Dan Flores, a western-history professor at the University of Montana, echoes the sentiment: “Native Americans suffered inexcusable collateral damage consciously done to the people so dependent on that animal for their physical and spiritual survival.” The buffalo almost didn’t survive. Remarkably, however, the species pulled through.

“The American buffalo was saved from extinction, but still faces challenges to its long-term future,” Duncan explains. “The story of the American buffalo is unfinished and still being written, taking new turns, facing new challenges, and offering more lessons yet to be fully learned.”

The buffalo almost didn’t survive.

Native peoples now oversee more than 20,000 buffalo, and the herds are still growing. A plan to share stewardship of Yellowstone National Park’s bison between tribes and federal agencies is being proposed by a Montana bison advocacy group, the Buffalo Field Campaign (BFC). The group’s executive director, James Holt Sr. (a Nez Perce member), mailed a letter on June 16, 2023 to 31 tribes proposing a summit in November at Fort Hall, Idaho, to discuss the idea. “The time has come for Tribal Nations to come together, to share our hearts and unite on behalf of Yellowstone Buffalo,” Holt wrote in the letter. “Tribes must not settle for 6,000 wild buffalo when management should target populations of 50,000 or more. Tribes must not settle for a few thousand barren acres outside Yellowstone National Park, when buffalo should have access to 8 million adjacent acres of suitable habitat on open and unclaimed federal lands.”

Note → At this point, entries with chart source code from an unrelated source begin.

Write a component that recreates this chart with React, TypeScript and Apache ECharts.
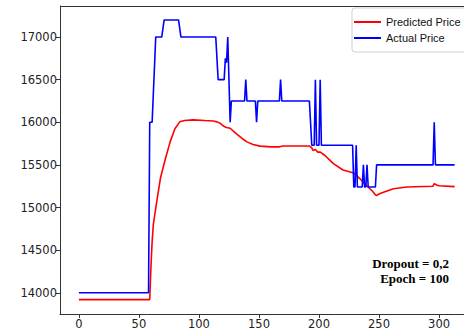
import React, { useEffect, useRef } from "react";
import * as echarts from "echarts";

const xTicks = [0, 50, 100, 150, 200, 250, 300];
const yTicks = [14000, 14500, 15000, 15500, 16000, 16500, 17000];

const predictedPrice: [number, number][] = [
  [0, 13920], [59, 13920], [60, 14300], [61, 14600], [62, 14800], [63, 14900],
  [65, 15085], [68, 15350], [72, 15570], [76, 15770], [80, 15925], [84, 16005],
  [88, 16020], [95, 16028], [105, 16020], [112, 16015], [115, 16005], [118, 15985],
  [121, 15950], [123, 15938], [126, 15930], [131, 15867], [136, 15810], [140, 15770],
  [145, 15740], [151, 15720], [160, 15712], [167, 15712], [170, 15722], [192, 15722],
  [194, 15700], [195, 15670], [197, 15680], [199, 15650], [201, 15650], [205, 15610],
  [212, 15515], [220, 15440], [229, 15405], [234, 15340], [240, 15250], [244, 15200],
  [247, 15150], [248, 15140], [250, 15160], [252, 15170], [262, 15220], [273, 15240],
  [295, 15250], [296, 15280], [298, 15265], [300, 15255], [313, 15245],
];

const actualPrice: [number, number][] = [
  [0, 14000], [58, 14000], [59, 16000], [61, 16000], [64, 17000], [69, 17000],
  [71, 17200], [83, 17200], [85, 17000], [114, 17000], [116, 16500], [121, 16500],
  [122, 16750], [123, 16700], [124, 17000], [126, 16000], [127, 16250], [138, 16250],
  [139, 16500], [140, 16250], [147, 16250], [148, 16000], [149, 16250], [167, 16250],
  [168, 16500], [169, 16250], [192, 16250], [194, 15730], [196, 15730], [197, 16500],
  [198, 15730], [200, 15730], [201, 16500], [202, 15730], [228, 15730], [229, 15240],
  [230, 15240], [231, 15730], [232, 15240], [236, 15240], [237, 15500], [238, 15240],
  [239, 15240], [240, 15500], [241, 15240], [247, 15240], [248, 15500], [295, 15500],
  [296, 16000], [297, 15500], [313, 15500],
];

const annotationLines = ["Dropout = 0,2", "Epoch = 100"];

export default function App() {
  const ref = useRef<HTMLDivElement>(null);
  useEffect(() => {
    if (!ref.current) return;
    const chart = echarts.init(ref.current, null, { renderer: "svg" });
    const axisColor = "#333";
    const tickFont = { fontFamily: "DejaVu Sans", fontSize: 11.5, color: "#222" };
    chart.setOption({
      animation: false,
      backgroundColor: "#fff",
      grid: { left: 60, top: 6, right: 0, bottom: 19 },
      xAxis: {
        type: "value",
        min: -15.75,
        max: 320.8,
        splitLine: { show: false },
        axisLine: { show: true, onZero: false, lineStyle: { color: axisColor, width: 1 } },
        axisTick: { show: true, length: 4, customValues: xTicks, lineStyle: { color: axisColor } },
        axisLabel: {
          ...tickFont,
          margin: 4,
          customValues: xTicks,
          formatter: (v: number) => String(v),
        },
      },
      yAxis: {
        type: "value",
        min: 13751,
        max: 17364,
        splitLine: { show: false },
        axisLine: { show: true, onZero: false, lineStyle: { color: axisColor, width: 1 } },
        axisTick: { show: true, length: 4, customValues: yTicks, lineStyle: { color: axisColor } },
        axisLabel: {
          ...tickFont,
          margin: 3,
          customValues: yTicks,
          formatter: (v: number) => String(v),
        },
      },
      legend: {
        orient: "vertical",
        left: 352,
        top: 8,
        padding: [8, 8, 8, 2],
        itemGap: 4,
        itemWidth: 27,
        itemHeight: 2,
        itemTextGap: 3,
        backgroundColor: "#fff",
        borderColor: "#d0d0d0",
        borderWidth: 1,
        borderRadius: 3,
        textStyle: { fontFamily: "Liberation Sans", fontSize: 11, color: "#111", lineHeight: 12 },
        data: [
          { name: "Predicted Price", icon: "rect" },
          { name: "Actual Price", icon: "rect" },
        ],
      },
      graphic: [
        {
          type: "line",
          shape: { x1: 60, y1: 6.5, x2: 464, y2: 6.5 },
          style: { stroke: axisColor, lineWidth: 1 },
          silent: true,
        },
        ...annotationLines.map((t, i) => ({
          type: "text",
          x: 449,
          y: 263 + i * 15,
          style: {
            text: t,
            fontFamily: "Liberation Serif",
            fontWeight: "bold",
            fontSize: 13,
            align: "right",
            verticalAlign: "middle",
            fill: "#000",
          },
        })),
      ],
      series: [
        {
          name: "Predicted Price",
          type: "line",
          data: predictedPrice,
          showSymbol: false,
          color: "#ff0000",
          lineStyle: { color: "#ff0000", width: 1.6 },
          z: 2,
        },
        {
          name: "Actual Price",
          type: "line",
          data: actualPrice,
          showSymbol: false,
          color: "#0000ff",
          lineStyle: { color: "#0000ff", width: 1.6 },
          z: 3,
        },
      ],
    });
    return () => chart.dispose();
  }, []);
  return <div ref={ref} style={{ width: 464, height: 333, position: "absolute", left: 0, top: 0 }} />;
}
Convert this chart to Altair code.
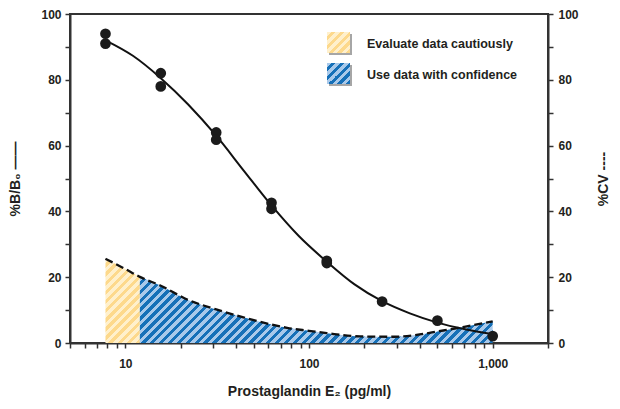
import math
import altair as alt
import pandas as pd

# ---------------- data ----------------
conc_pts = [7.8, 7.8, 15.6, 15.6, 31.25, 31.25, 62.5, 62.5, 125, 125, 250, 500, 1000]
bb0_pts = [94.0, 91.0, 82.0, 78.0, 64.0, 61.8, 42.6, 40.8, 25.0, 24.3, 12.6, 6.8, 2.1]

fit_conc = [7.8, 11, 15.6, 22, 31.25, 44, 62.5, 88, 125, 177, 250, 354, 500, 707, 1000]
fit_bb0 = [92.0, 87.3, 80.5, 72.5, 63.0, 52.5, 41.8, 32.5, 24.7, 17.8, 12.7, 9.0, 6.2, 4.2, 2.7]

cv_conc = [7.8, 10, 12, 15.6, 22, 31.25, 44, 62.5, 76, 100, 125, 190, 290, 400, 500, 700, 1000]
cv_val = [25.6, 22.5, 20.1, 17.4, 13.1, 10.2, 7.8, 5.6, 4.6, 3.7, 3.0, 2.0, 1.9, 2.6, 3.5, 4.9, 6.6]

split_conc = 12  # boundary between "cautious" and "confident" zones

x_domain = [5, 2000]
x_tick_values = [5, 6, 7, 8, 9, 10, 20, 30, 40, 50, 60, 70, 80, 90,
                 100, 200, 300, 400, 500, 600, 700, 800, 900, 1000, 2000]
x_label_values = [10, 100, 1000]
y_tick_values = [0, 10, 20, 30, 40, 50, 60, 70, 80, 90, 100]

legend_labels = ["Evaluate data cautiously", "Use data with confidence"]

# ---------------- style ----------------
W, H = 478, 329
INK = "#231f20"
AXIS = "#333333"
YEL_LIGHT, YEL_DARK = "#fff0cc", "#fdd98c"
BLU_LIGHT, BLU_DARK = "#a9c9ea", "#1670b8"
FONT = "Liberation Sans"


def hatch(c1, c2, w, h, period):
    """Diagonal '/' stripes through a linear gradient in bounding-box units."""
    n = max(1, round((w + h) / period))
    m = (w + h) / (w * w + h * h)
    stops = []
    for i in range(n):
        a, b, c = i / n, (i + 0.5) / n, (i + 1) / n
        stops += [alt.GradientStop(offset=a, color=c1), alt.GradientStop(offset=b, color=c1),
                  alt.GradientStop(offset=b, color=c2), alt.GradientStop(offset=c, color=c2)]
    return alt.Gradient(gradient="linear", x1=0, y1=0, x2=w * m, y2=h * m, stops=stops)


def px_width(x0, x1):
    span = math.log10(x_domain[1]) - math.log10(x_domain[0])
    return (math.log10(x1) - math.log10(x0)) / span * W


pts = pd.DataFrame({"conc": conc_pts, "bb0": bb0_pts})
fit = pd.DataFrame({"conc": fit_conc, "bb0": fit_bb0})
cv = pd.DataFrame({"conc": cv_conc, "cv": cv_val})
cv_yel = cv[cv.conc <= split_conc]
cv_blu = cv[cv.conc >= split_conc]

yel_fill = hatch(YEL_LIGHT, YEL_DARK, px_width(cv_yel.conc.min(), cv_yel.conc.max()),
                 cv_yel.cv.max() / 100 * H, 9)
blu_fill = hatch(BLU_LIGHT, BLU_DARK, px_width(cv_blu.conc.min(), cv_blu.conc.max()),
                 cv_blu.cv.max() / 100 * H, 9)

x_scale = alt.Scale(type="log", domain=x_domain, nice=False)
x_axis = alt.Axis(
    values=x_tick_values,
    labelExpr="indexof(" + str(x_label_values) + ", datum.value) >= 0 ? format(datum.value, ',') : ''",
    title="Prostaglandin E₂ (pg/ml)",
    labelFlush=False, labelOverlap=False, grid=False,
    tickSize=5, labelPadding=10, titlePadding=15,
)
y_scale = alt.Scale(domain=[0, 100], nice=False)
y_left = alt.Axis(orient="left", values=y_tick_values,
                  labelExpr="datum.value % 20 === 0 ? datum.value : ''",
                  title="%B/B₀ ——", grid=False, tickSize=5, labelPadding=4,
                  labelFlush=False, titlePadding=18)
y_right = alt.Axis(orient="right", values=y_tick_values,
                   labelExpr="datum.value % 20 === 0 ? datum.value : ''",
                   title="%CV ----", grid=False, tickSize=5, labelPadding=5,
                   labelFlush=False,
                   titleAngle=270, titleBaseline="top", titlePadding=18)

X = alt.X("conc:Q", scale=x_scale, axis=x_axis)

yel_area = alt.Chart(cv_yel).mark_area(interpolate="monotone", fill=yel_fill).encode(
    x=X, y=alt.Y("cv:Q", scale=y_scale, axis=y_right))
blu_area = alt.Chart(cv_blu).mark_area(interpolate="monotone", fill=blu_fill).encode(
    x=X, y=alt.Y("cv:Q", scale=y_scale, axis=y_right))
cv_line = alt.Chart(cv).mark_line(interpolate="monotone", color="#111111", strokeWidth=2.3,
                                  strokeDash=[8, 4]).encode(
    x=X, y=alt.Y("cv:Q", scale=y_scale, axis=y_right))
cv_layer = alt.layer(yel_area, blu_area, cv_line)

curve = alt.Chart(fit).mark_line(interpolate="monotone", color="#111111", strokeWidth=2).encode(
    x=X, y=alt.Y("bb0:Q", scale=y_scale, axis=y_left))
dots = alt.Chart(pts).mark_circle(size=115, color="#1b1b1b", opacity=1).encode(
    x=X, y=alt.Y("bb0:Q", scale=y_scale, axis=y_left))
b_layer = alt.layer(curve, dots)

# ---------------- custom legend ----------------
leg = []
for i, (label, fill) in enumerate(zip(legend_labels,
                                      [hatch(YEL_LIGHT, YEL_DARK, 23, 21, 9),
                                       hatch(BLU_LIGHT, BLU_DARK, 23, 21, 9)])):
    top = 18 + i * 31
    d = pd.DataFrame({"label": [label]})
    shadow = alt.Chart(d).mark_rect(color="#a6a6a6").encode(
        x=alt.value(259), x2=alt.value(282), y=alt.value(top + 2), y2=alt.value(top + 23))
    box = alt.Chart(d).mark_rect(fill=fill).encode(
        x=alt.value(257), x2=alt.value(280), y=alt.value(top), y2=alt.value(top + 21))
    txt = alt.Chart(d).mark_text(align="left", baseline="middle", font=FONT,
                                 fontWeight="bold", fontSize=12.5, color=INK).encode(
        x=alt.value(297), y=alt.value(top + 12), text="label:N")
    leg += [shadow, box, txt]

chart = alt.layer(cv_layer, b_layer, *leg).resolve_scale(y="independent").properties(
    width=W, height=H,
    background="white",
    autosize=alt.AutoSizeParams(type="none"),
    padding={"left": 62, "top": 6, "right": 64, "bottom": 62},
).configure_view(stroke=AXIS, strokeWidth=2).configure_axis(
    domainColor=AXIS, domainWidth=2, tickColor=AXIS, tickWidth=1.5,
    labelFont=FONT, labelFontWeight="bold", labelFontSize=12, labelColor=INK,
    titleFont=FONT, titleFontWeight="bold", titleFontSize=14, titleColor=INK,
)

chart.save("out.html", embed_options={"renderer": "svg", "actions": False})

BFC also said in a press release that including tribes in bison management would be the “beginning of ‘true reparations’ for the long-standing practice of cultural genocide, or ethnocide, that is still being perpetuated by the cattle industry to preserve their monopoly on public lands forage in the West.” The statement goes on to specifically target the Montana Department of Livestock for its involvement in bison management (bison are the only wildlife species in the state overseen by the agency).

Montana Governor Greg Gianforte, however, and many Montana cattlemen are strongly opposed to the re-wilding of buffalo in Montana. To understand why, I reached out to the Montana Stockgrowers Association, the Montana Department of Livestock, and the governor’s office. None responded.

Montana governor Greg Gianforte and many Montana cattlemen are strongly opposed to the re-wilding of buffalo in Montana.

Fortunately, private organizations are taking efforts into their own hands. The Nature Conservancy, the Wildlife Conservation Society, and American Prairie are all working to give buffalo more room to roam. Notable in their work is American Prairie’s re-wilding program, which aims to fully restore the shortgrass prairie ecosystem by assembling a land base of 5,000 square miles encompassing the 1.1 million Charles M. Russell National Wildlife Refuge and surrounding private lands.

After decades of writing and producing PBS documentaries about the American West, Dayton Duncan has created a memorable way to end his PBS career with The American Buffalo. His love for Lewis and Clark, bison, and Native Americans is inspiring to watch and read. “One of the main themes of the buffalo is resilience," Burns explained in a recent podcast. "And that’s a really powerful thing,”

So let’s all work together to find a way to re-wild the Great Plains and a create a chance for bison to once again run wild and free. We owe it to our grandchildren and for generations to come. Let your public officials know that a future with buffalo running wild should be our goal. Like Gerard Baker says, “the buffalo don’t want to come back as cows.”